Non so perché servisse uno studio di Harvard e MIT per dirci che il cielo è blu e l’acqua è bagnata. Ma ecco cosa hanno scoperto: i transformer basati su LLM e LRM sono spudoratamente interpolativi, e non si tratta di un brutto effetto collaterale, è nella loro natura strutturale. Navigano spazi di probabilità scolpiti nel training, ma non saltano fuori da quei confini.

🔗 Lo studio “Harvard and MIT Study: AI Models Are Not Ready to Make Scientific Discoveries” lo dice chiaro: hanno allenato un modello su meccanica orbitale, lo hanno testato sulle leggi newtoniane e… niente teoria della gravità. Potevano predire le traiettorie, ma non capirne i principi sottostanti (thealgorithmicbridge.com). In sintesi: nessun world model, nessuna astrazione vera.

Uno spazio latente, per definizione, è una compressione. Si tracciano curve, si collegano punti del dataset. Una volta ultimato il training, i modelli si limitano a spostare embedding all’interno di quella mappa, generando output plausibili ma non necessariamente veri o innovativi. Plausibilità non è intuizione.

Strati di alignment, prompt ricamati, contesti concatenati possono far sembrare il modello “smart”, ma restiamo sempre nel karaoke statistico a base di co‑occorrenza. Nessuna causalità, nessuna comprensione profonda. Solo l’illusione di ragionamento su una facciata levigata.

La piccola spinta stocastica nei modelli non genera creatività, al massimo drift. Quelle che chiamiamo “allucinazioni” – frammenti saldati male che emergono dal rumore tokenico – sembrano lampi di genio ma sono miraggi. Se non era nei dati originali, semplicemente non esiste.

Ecco la frattura fondamentale: i modelli non sanno estrapolare. L’extrapolazione – quel salto oltre il dato conosciuto, dove nascono nuovi concetti – rimane prerogativa umana. Solo noi possiamo creare nuovi attrattori nello spazio del significato. Newton non interpolava, fabbricava una nuova mappa di comprensione.

Lo studio di Harvard e MIT conferma che il fallimento è strutturale. Non lo risolvi con più parametri o prompt più ingegnosi. La topologia del modello è un recinto: grande sì, ma invalicabile. L’interpolazione non si trasforma mai in astrazione vera.

Non esiste un’AI extrapolativa oggi.
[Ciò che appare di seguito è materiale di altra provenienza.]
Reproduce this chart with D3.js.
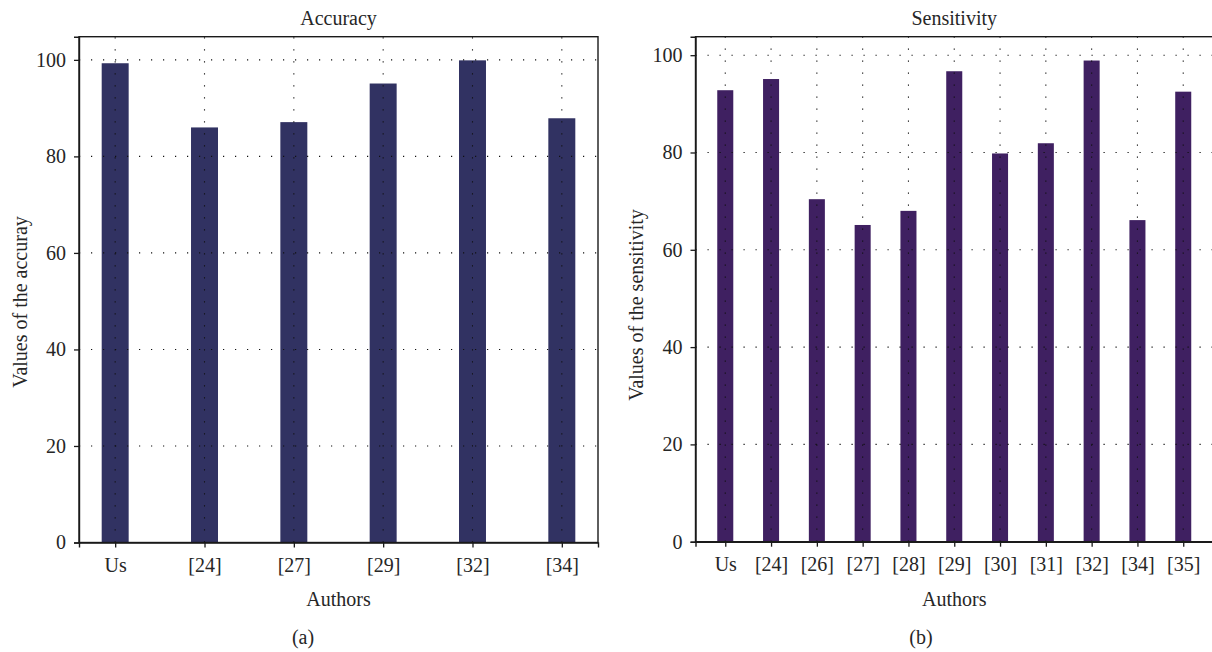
<!DOCTYPE html>
<html>
<head>
<meta charset="utf-8">
<script src="https://cdn.jsdelivr.net/npm/d3@7"></script>
<style>
  html, body { margin: 0; padding: 0; background: #fff; }
  svg { display: block; }
  text { font-family: "Liberation Serif", "DejaVu Serif", serif; fill: #262626; }
</style>
</head>
<body>
<svg id="chart" width="1212" height="652"></svg>
<script>
// ---- Data ----
const accCategories = ["Us", "[24]", "[27]", "[29]", "[32]", "[34]"];
const accValues = [99.3, 86.0, 87.1, 95.1, 99.9, 87.9];

const sensCategories = ["Us", "[24]", "[26]", "[27]", "[28]", "[29]", "[30]", "[31]", "[32]", "[34]", "[35]"];
const sensValues = [92.8, 95.1, 70.4, 65.1, 68.0, 96.7, 79.8, 81.9, 98.9, 66.1, 92.5];

const yTicks = [0, 20, 40, 60, 80, 100];

const svg = d3.select("#chart");

function panel(opts) {
  const { x0, x1, yTop, yBottom, yMax, cats, vals, color, barFrac, pad,
          title, yLabel, yLabelY, yLabelX, tag, tagX } = opts;
  const g = svg.append("g");

  const x = d3.scalePoint().domain(cats).range([x0, x1]).padding(pad);
  const y = d3.scaleLinear().domain([0, yMax]).range([yBottom, yTop]);
  const bw = x.step() * barFrac;

  // bars
  g.selectAll("rect.bar").data(cats).join("rect")
    .attr("class", "bar")
    .attr("x", d => x(d) - bw / 2)
    .attr("width", bw)
    .attr("y", (d, i) => y(vals[i]))
    .attr("height", (d, i) => y(0) - y(vals[i]))
    .attr("fill", color);

  // dotted grid (drawn over bars)
  const grid = g.append("g").attr("stroke", "#111").attr("stroke-width", 1.1)
    .attr("stroke-dasharray", "1.2,10.8");
  grid.selectAll("line.h").data(yTicks.filter(t => t > 0)).join("line")
    .attr("x1", x0).attr("x2", x1)
    .attr("y1", d => y(d)).attr("y2", d => y(d));
  grid.selectAll("line.v").data(cats).join("line")
    .attr("x1", d => x(d)).attr("x2", d => x(d))
    .attr("y1", yBottom).attr("y2", yTop);

  // frame
  g.append("rect")
    .attr("x", x0).attr("y", yTop)
    .attr("width", x1 - x0).attr("height", yBottom - yTop)
    .attr("fill", "none").attr("stroke", "#1a1a1a").attr("stroke-width", 1.4);

  // axes
  const yAxis = g.append("g").attr("transform", `translate(${x0},0)`)
    .call(d3.axisLeft(y).tickValues(yTicks).tickSize(5).tickPadding(8));
  const xAxis = g.append("g").attr("transform", `translate(0,${yBottom})`)
    .call(d3.axisBottom(x).tickSize(5).tickPadding(10));
  [yAxis, xAxis].forEach(a => {
    a.select(".domain").attr("stroke", "#1a1a1a").attr("stroke-width", 1.4);
    a.selectAll(".tick line").attr("stroke", "#1a1a1a").attr("stroke-width", 1.3);
    a.selectAll(".tick text").attr("font-size", 20)
      .attr("font-family", '"Liberation Serif", serif').attr("fill", "#262626");
  });

  // title
  const cx = (x0 + Math.min(x1, 1213)) / 2;
  g.append("text").attr("x", cx).attr("y", 25)
    .attr("text-anchor", "middle").attr("font-size", 20).text(title);
  // x label
  g.append("text").attr("x", cx).attr("y", 606)
    .attr("text-anchor", "middle").attr("font-size", 20).text("Authors");
  // y label
  g.append("text")
    .attr("transform", `translate(${yLabelX},${yLabelY}) rotate(-90)`)
    .attr("text-anchor", "middle").attr("font-size", 20).text(yLabel);
  // subfigure tag
  g.append("text").attr("x", tagX).attr("y", 644)
    .attr("text-anchor", "middle").attr("font-size", 20).text(tag);
}

panel({
  x0: 79, x1: 598, yTop: 36.7, yBottom: 542.5, yMax: 104.8,
  cats: accCategories, vals: accValues, color: "#313262",
  barFrac: 0.302, pad: 0.405,
  title: "Accuracy", yLabel: "Values of the accuray",
  yLabelX: 27, yLabelY: 302, tag: "(a)", tagX: 303
});

panel({
  x0: 695.5, x1: 1213, yTop: 36.7, yBottom: 541.7, yMax: 103.8,
  cats: sensCategories, vals: sensValues, color: "#3f2061",
  barFrac: 0.35, pad: 0.65,
  title: "Sensitivity", yLabel: "Values of the sensitivity",
  yLabelX: 643, yLabelY: 305, tag: "(b)", tagX: 921
});
</script>
</body>
</html>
Non c’è sistema che generi nuovi attrattori concettuali al di fuori del dataset. Quello sarebbe il percorso verso la vera AGI. Nel frattempo, siamo bloccati nella ruota del remix iper‑scalato del passato. Un eterno inverno dell’AI rimodellato e lucido.

Non è una questione di opinione: è la fisica del problema. Il resto è marketing, hype tossico e inganno collettivo. Continua pure a credere che il tuo chatbot “ragioni”. Io, intanto, tengo stretto il mio Etch A Sketch e sorrido.